Studies indicate that the round-trip energy efficiency of a hydrogen train hovers between 30 and 40 percent. In stark contrast, battery-electric trains, which draw power directly from the grid and store it chemically, boast an efficiency of 85 to 95 percent.[2]

Infrastructure costs also present a formidable hurdle. Building a network of high-pressure hydrogen refueling stations requires massive upfront investment, and the current cost of producing truly "green" hydrogen remains high compared to direct electricity.[2][5]

These economic realities have recently forced some operators to recalibrate their expectations. By late 2025, Alstom paused some of its dedicated hydrogen development programs in Central Europe, citing supply chain bottlenecks and a lack of unified infrastructure investment from regional transport authorities.[3]

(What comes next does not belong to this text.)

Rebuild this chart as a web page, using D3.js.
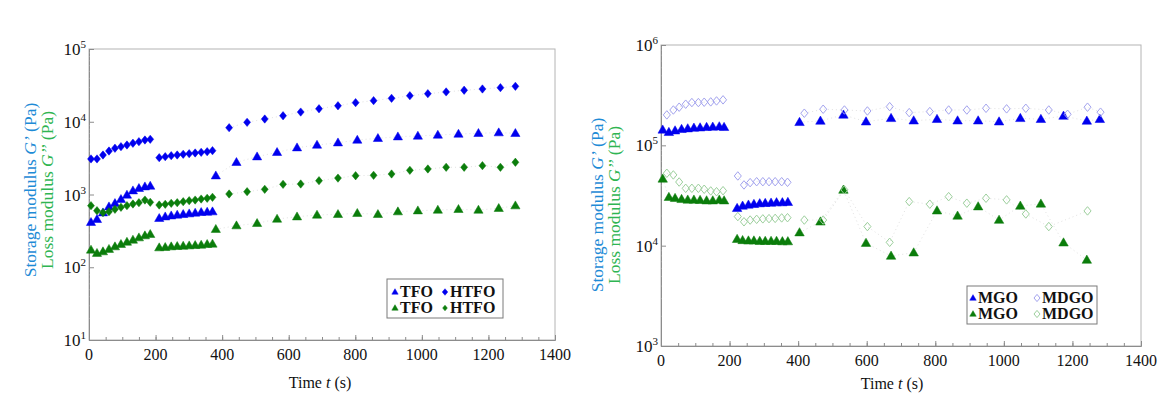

Ultimately, the future of decarbonized rail is unlikely to be a winner-take-all battle between hydrogen and batteries. Instead, industry experts predict a hybrid, corridor-specific approach.[2][4]

Battery-electric trains will likely dominate shorter, regional routes where they can partially recharge under existing overhead wires. Meanwhile, hydrogen will serve as the heavy-duty workhorse for long-distance, remote lines where electrification is impossible and batteries are too heavy to carry the necessary charge.[2][4]

By deploying the right technology on the right tracks, the rail industry is steadily engineering a future where the rhythmic clatter of the tracks is no longer accompanied by a cloud of diesel exhaust.[6]